Dr. John McDougall reports on some of the same research I've reviewed above in his book The Starch Solution and comes to the conclusion that humans get plenty of DHA from plant sources.
Jack Norris, RD, has a recommended supplementation program for vegans, if one decides to supplement:
· To get the same or similar levels of DHA in the diet as meat-eaters or fish-eaters, take a DHA supplement with 300 mg per day; OR
· To ensure that one likely has an adequate amount of DHA in case one’s body isn’t making enough, supplement with 200-300 mg every two to three days [the insurance option].
· Those over 60 years of age would probably do well to supplement with 300mg per day of DHA.
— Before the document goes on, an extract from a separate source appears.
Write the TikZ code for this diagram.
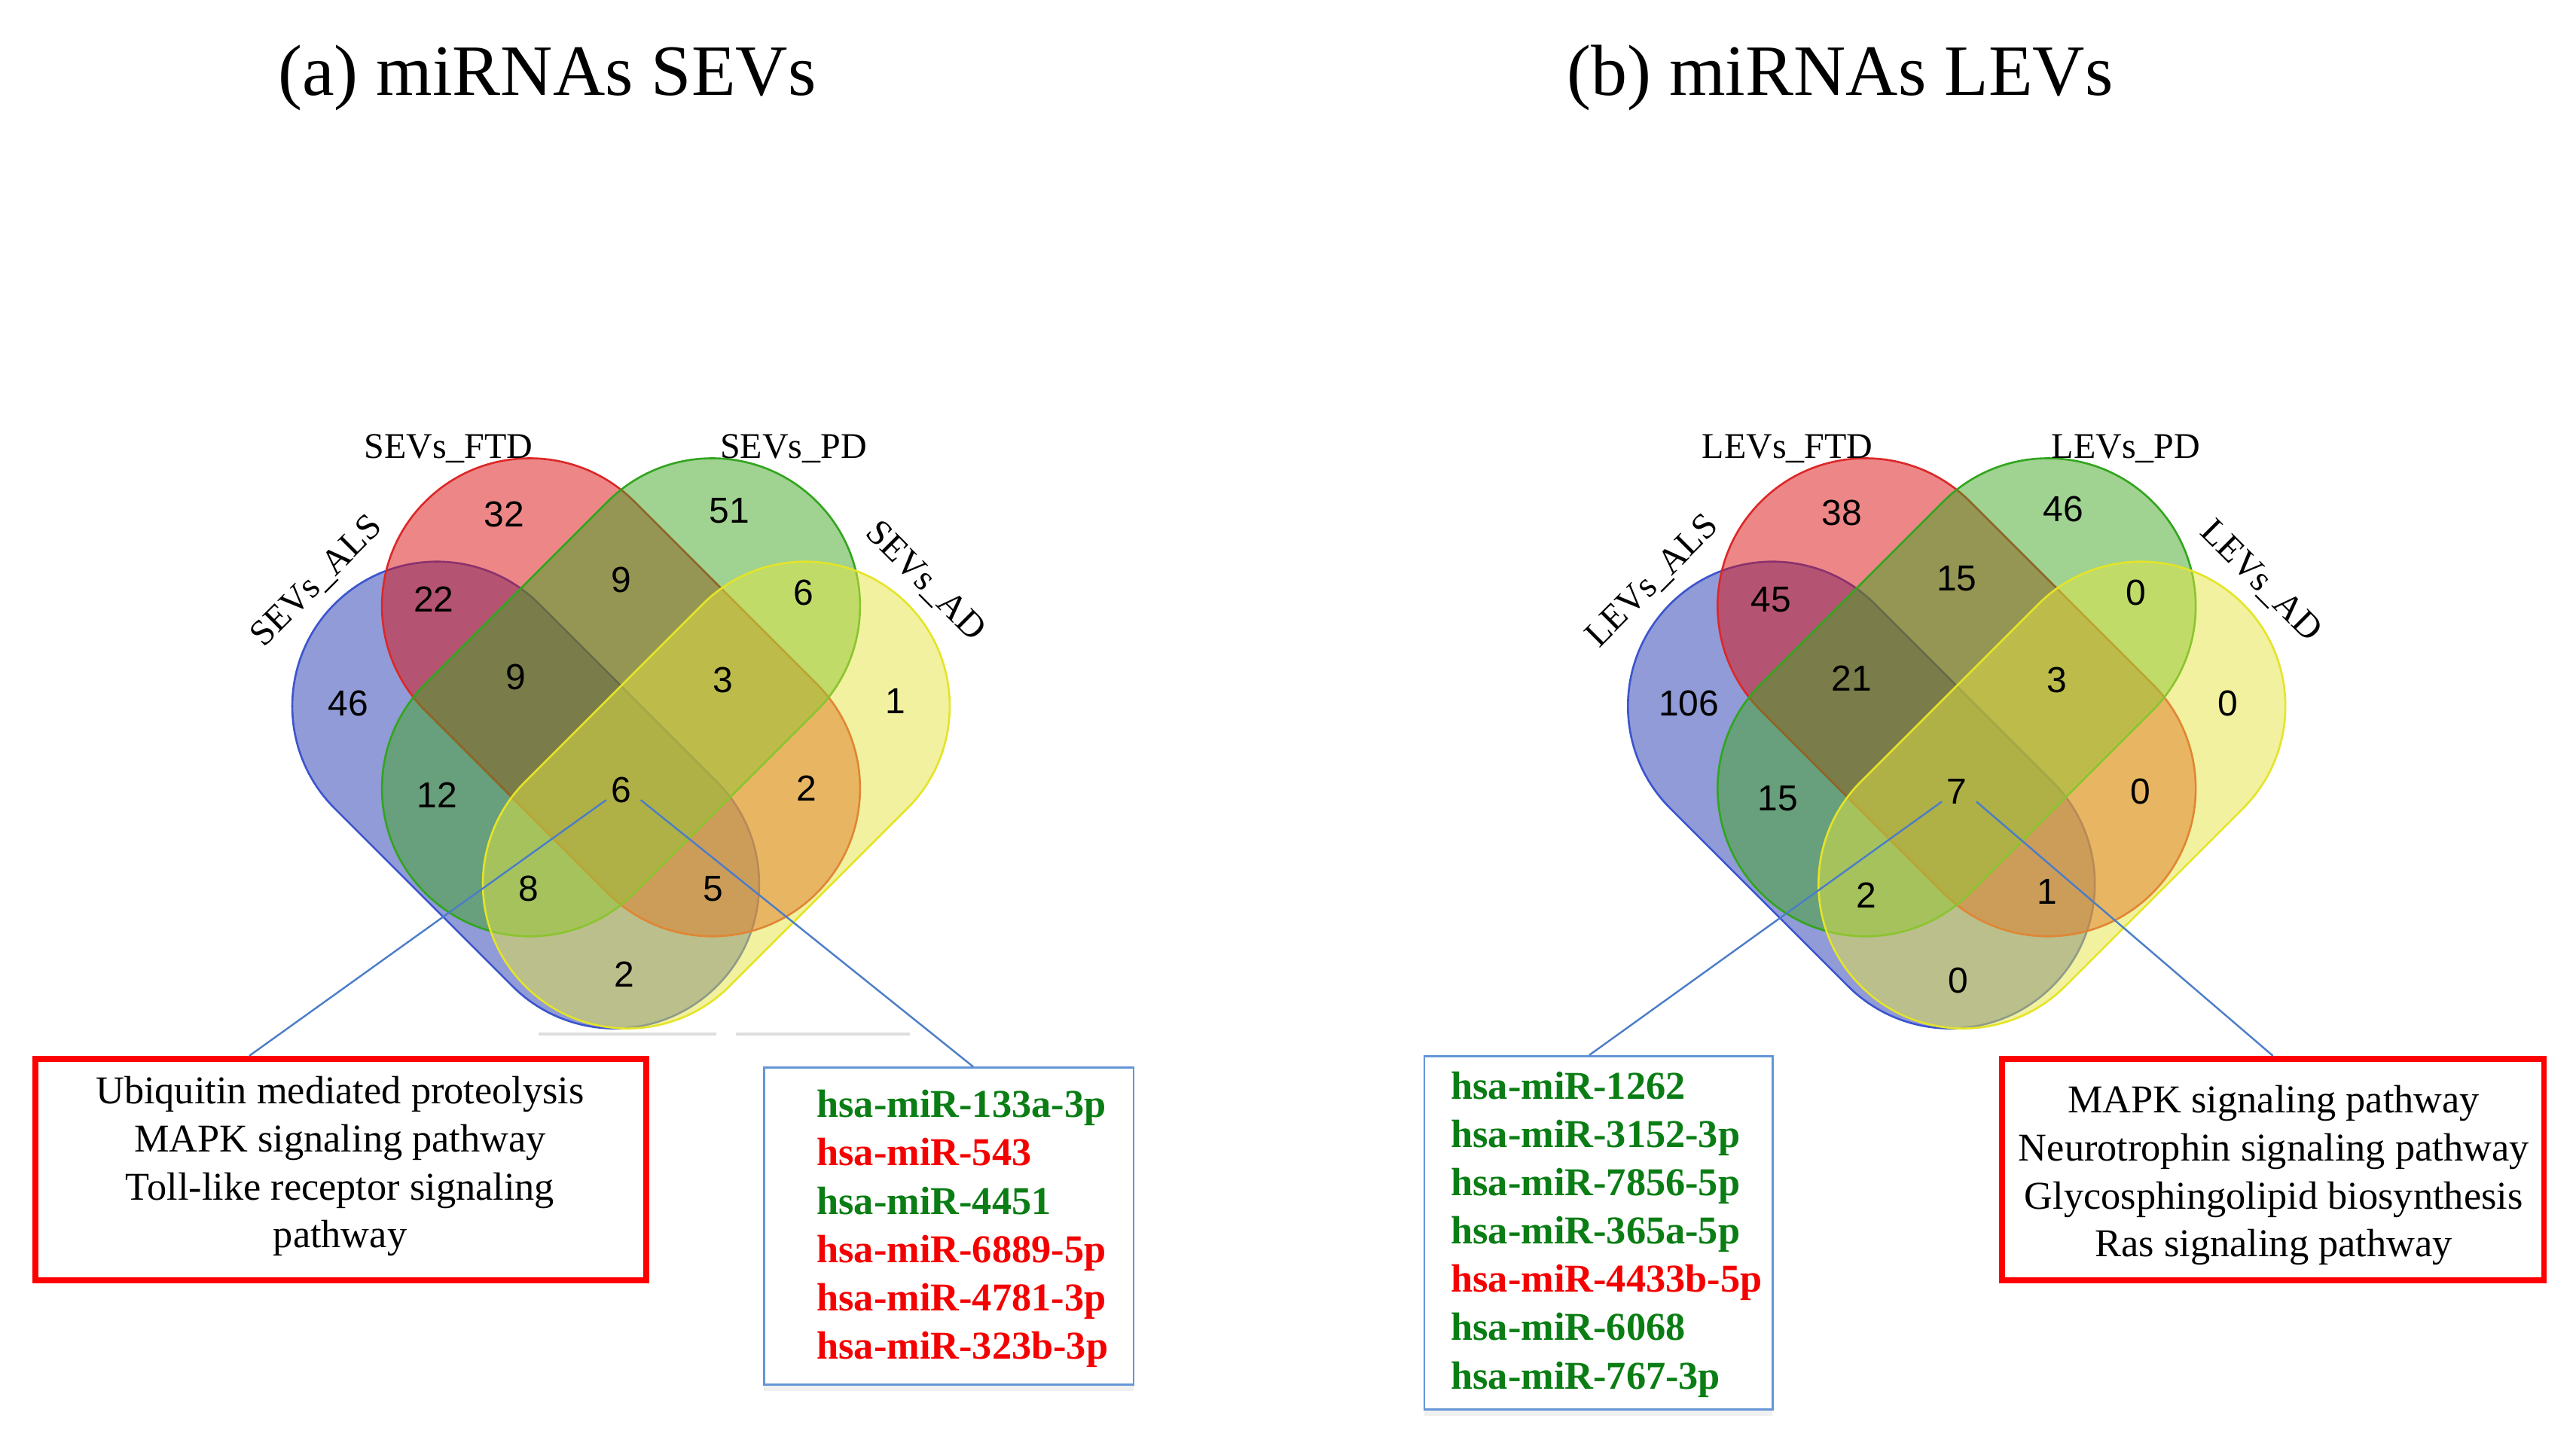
\documentclass[tikz,border=0pt]{standalone}
\usepackage{fontspec}
\setmainfont{Liberation Serif}
\newfontfamily\numfont{Liberation Sans}
\usetikzlibrary{shapes.misc,shadows,calc}
\definecolor{vblue}{RGB}{35,55,175}
\definecolor{vred}{RGB}{219,15,15}
\definecolor{vgreen}{RGB}{65,165,35}
\definecolor{vyellow}{RGB}{228,228,65}
\definecolor{eblue}{RGB}{60,85,205}
\definecolor{ered}{RGB}{220,40,40}
\definecolor{egreen}{RGB}{50,165,30}
\definecolor{eyellow}{RGB}{228,228,40}
\definecolor{mirgreen}{RGB}{10,125,20}
\definecolor{mirred}{RGB}{245,0,0}
\definecolor{boxblue}{RGB}{100,150,215}
\definecolor{linkblue}{RGB}{75,125,200}
\definecolor{faint}{RGB}{222,222,222}
\begin{document}
\begin{tikzpicture}[x=1pt,y=-1pt,
  vset/.style={rounded rectangle, inner sep=0pt, outer sep=0pt, fill opacity=0.5, line width=1.2pt},
  bigset/.style={vset, minimum width=337pt, minimum height=180pt},
  smallset/.style={vset, minimum width=329pt, minimum height=176pt},
  vnum/.style={font=\numfont\fontsize{22}{26}\selectfont, inner sep=0pt},
  setlabel/.style={font=\fontsize{22}{26}\selectfont, inner sep=0pt},
  ttl/.style={font=\fontsize{44}{50}\selectfont, inner sep=0pt, anchor=base},
  pathbox/.style={draw=red, line width=3.5pt, inner sep=0pt},
  pathtext/.style={font=\fontsize{24}{29.3}\selectfont, align=center, inner sep=0pt},
  mirbox/.style={draw=boxblue, line width=1.3pt, fill=white, inner sep=0pt,
    drop shadow={shadow xshift=0pt, shadow yshift=-4pt, opacity=0.15, fill=black!40}},
  mirtext/.style={font=\bfseries\fontsize{24}{29.4}\selectfont, align=left, inner sep=0pt, anchor=west},
  linkline/.style={draw=linkblue, line width=1.1pt},
  faintline/.style={draw=faint, line width=1.6pt},
]
\useasboundingbox (0,0) rectangle (1568,882);

% titles
\node[ttl] (ta) at (333,58) {(a) miRNAs SEVs};
\node[ttl] (tb) at (1120,58) {(b) miRNAs LEVs};

% ---------- Venn (a) ----------
\node[smallset, fill=vblue, draw=eblue, rotate=-45] (aALS) at (320,484) {};
\node[bigset, fill=vred, draw=ered, rotate=-45] (aFTD) at (378,424.5) {};
\node[bigset, fill=vgreen, draw=egreen, rotate=45] (aPD) at (378,424.5) {};
\node[smallset, fill=vyellow, draw=eyellow, rotate=45] (aAD) at (436,484) {};

\node[setlabel, anchor=base] (laFTD) at (273,279) {SEVs\_FTD};
\node[setlabel, anchor=base] (laPD) at (483,279) {SEVs\_PD};
\node[setlabel, rotate=45] (laALS) at (193,354) {SEVs\_ALS};
\node[setlabel, rotate=-45] (laAD) at (563,354) {SEVs\_AD};

\node[vnum] (a32) at (307,313) {32};
\node[vnum] (a51) at (444,311) {51};
\node[vnum] (a22) at (264,365) {22};
\node[vnum] (a9t) at (378,353) {9};
\node[vnum] (a6r) at (489,361) {6};
\node[vnum] (a46) at (212,428) {46};
\node[vnum] (a9l) at (314,412) {9};
\node[vnum] (a3) at (440,414) {3};
\node[vnum] (a1) at (545,427) {1};
\node[vnum] (a12) at (266,484) {12};
\node[vnum] (a6) at (378,481) {6};
\node[vnum] (a2r) at (491,480) {2};
\node[vnum] (a8) at (322,541) {8};
\node[vnum] (a5) at (434,541) {5};
\node[vnum] (a2b) at (380,593) {2};

\draw[faintline] (328,629.5) -- (436,629.5);
\draw[faintline] (448,629.5) -- (554,629.5);

% boxes (a)
\node[pathbox, minimum width=372pt, minimum height=135pt] (aR) at (207.5,712) {};
\node[pathtext] (aRt) at (207,710) {Ubiquitin mediated proteolysis\\MAPK signaling pathway\\Toll-like receptor signaling\\pathway};
\node[mirbox, minimum width=225pt, minimum height=193pt] (aB) at (577.5,746.5) {};
\node[mirtext] (aBt) at (497,748) {\textcolor{mirgreen}{hsa-miR-133a-3p}\\\textcolor{mirred}{hsa-miR-543}\\\textcolor{mirgreen}{hsa-miR-4451}\\\textcolor{mirred}{hsa-miR-6889-5p}\\\textcolor{mirred}{hsa-miR-4781-3p}\\\textcolor{mirred}{hsa-miR-323b-3p}};

\draw[linkline] ($(a6)+(-9,6)$) -- ([xshift=132pt]aR.north west);
\draw[linkline] ($(a6)+(12,6)$) -- ([xshift=128pt]aB.north west);

% ---------- Venn (b) ----------
\node[smallset, fill=vblue, draw=eblue, rotate=-45] (bALS) at (1133,484) {};
\node[bigset, fill=vred, draw=ered, rotate=-45] (bFTD) at (1191,424.5) {};
\node[bigset, fill=vgreen, draw=egreen, rotate=45] (bPD) at (1191,424.5) {};
\node[smallset, fill=vyellow, draw=eyellow, rotate=45] (bAD) at (1249,484) {};

\node[setlabel, anchor=base] (lbFTD) at (1088,279) {LEVs\_FTD};
\node[setlabel, anchor=base] (lbPD) at (1294,279) {LEVs\_PD};
\node[setlabel, rotate=45] (lbALS) at (1006,354) {LEVs\_ALS};
\node[setlabel, rotate=-45] (lbAD) at (1376,354) {LEVs\_AD};

\node[vnum] (b38) at (1121,312) {38};
\node[vnum] (b46) at (1256,310) {46};
\node[vnum] (b45) at (1078,365) {45};
\node[vnum] (b15t) at (1191,352) {15};
\node[vnum] (b0r) at (1300,361) {0};
\node[vnum] (b106) at (1028,428) {106};
\node[vnum] (b21) at (1127,413) {21};
\node[vnum] (b3) at (1252,414) {3};
\node[vnum] (b0o) at (1356,428) {0};
\node[vnum] (b15l) at (1082,486) {15};
\node[vnum] (b7) at (1191,482) {7};
\node[vnum] (b0m) at (1303,482) {0};
\node[vnum] (b2) at (1136,545) {2};
\node[vnum] (b1) at (1246,543) {1};
\node[vnum] (b0b) at (1192,597) {0};

% boxes (b)
\node[mirbox, minimum width=212pt, minimum height=215pt] (bB) at (973,750.5) {};
\node[mirtext] (bBt) at (883,751.5) {\textcolor{mirgreen}{hsa-miR-1262}\\\textcolor{mirgreen}{hsa-miR-3152-3p}\\\textcolor{mirgreen}{hsa-miR-7856-5p}\\\textcolor{mirgreen}{hsa-miR-365a-5p}\\\textcolor{mirred}{hsa-miR-4433b-5p}\\\textcolor{mirgreen}{hsa-miR-6068}\\\textcolor{mirgreen}{hsa-miR-767-3p}};
\node[pathbox, minimum width=330pt, minimum height=135pt] (bR) at (1383.5,712) {};
\node[pathtext] (bRt) at (1384,715.5) {MAPK signaling pathway\\Neurotrophin signaling pathway\\Glycosphingolipid biosynthesis\\Ras signaling pathway};

\draw[linkline] ($(b7)+(-9,6)$) -- ([xshift=101pt]bB.north west);
\draw[linkline] ($(b7)+(12,6)$) -- (bR.north);
\end{tikzpicture}
\end{document}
· Avoid omega-6 oils: reduce or cut out oils such as corn, soy, safflower, sunflower and oils labeled ‘vegetable oils’ and sesame oil as these contain higher amounts of omega-6 oil. Use instead olive, avocado, peanut or canola oil [although some believe that canola oil is very bad for people to use]. If you cook, only cook canola oil for short periods of time with low heat.
· Add some ALA to your diet. Include about 0.5 g of uncooked ALA daily, which would be the equivalent of: 1/5 ounce of English (not black) walnuts (about 3 halves); ¼ tsp flaxseed oil; 1 tsp canola oil; or 1 tsp ground flax seeds. [Another source also suggested 1 TBSP of chia seeds.] I like to grind the flax seeds and put them on my salads or other evening meal. They could also be included in smoothies.
Conclusion
While we have limited data at the present, probably a good combination of the above would be to supplement with an algae-based DHA capsule [or, DHA is also available as an oil in a dropper delivery system] every 2 to 3 days or so; eat a few walnut halves, add flaxseed oil or ground flaxseeds to one’s smoothies or evening meals every day or every other day; and avoid the omega-6 oils, at least until we know more about DHA levels (and other essential fatty acids) in vegetarians, vegans and raw fooders.
(Norris also cautions that “too much” omega-3 can cause bruising and bleeding in some people, and suggests consulting a professional if this is a concern.)
[you can read more DHA and essential oils on Jack Norris’ website: http://veganhealth.org/articles/omega3 ]
References
1. Lu, SC; Lu, WH; Lee, CA; Chou, HF; Lee, HR; Huang, PC. 2000. LDL of Taiwanese vegetarians are less oxidizable than those of omnivores. Journal of Nutrition, 130, 1591-1596.
2. Mori, T.A. and Beilin, L.J. 2001. Long-chain omega-3 fatty acids blood lipids and cardiovascular risk reduction. Current Opinion in Lipidology, 12, 11-17.
3. Norris, Jack April 2014. Omega-3 fatty acid recommendations for vegetarians. Retrieved from: http://veganhealth.org/articles/omega3
4. Sanders, Thomas A.B. 2009. DHA status of vegetarians. Prostaglandins, Leukotrienes and Essential Fatty Acids, 81, 137-141.
5. Welch, A.A; Shakya-Shresthra, S.; Lentjes, Marleen; Wareham, Nicholas; Khaw, Kay-tee. 2010. Dietary intake and status of n-3 polyunsaturated fatty acids in a population fish-eating and non-fish eating meat-eaters, vegetarians, and vegans and the precursor product ratio of alpha-linoleic acid to long-chain n-3 polyunsaturated fatty acids: results from the EPIC-Norfolk cohort. American Journal of Clinical Nutrition, 92, 1040-1051.
6. Wu, WH; Lu, SC; Wang, TF; Jou, HJ; and Wang, TA. 2006. Effects of docosahexaenoic acid supplementation on blood lipids, estrogen metabolism, and in vivo oxidative stress in post-menopausal vegetarian women. European Journal of Clinical Nutrition, 60, 386-392.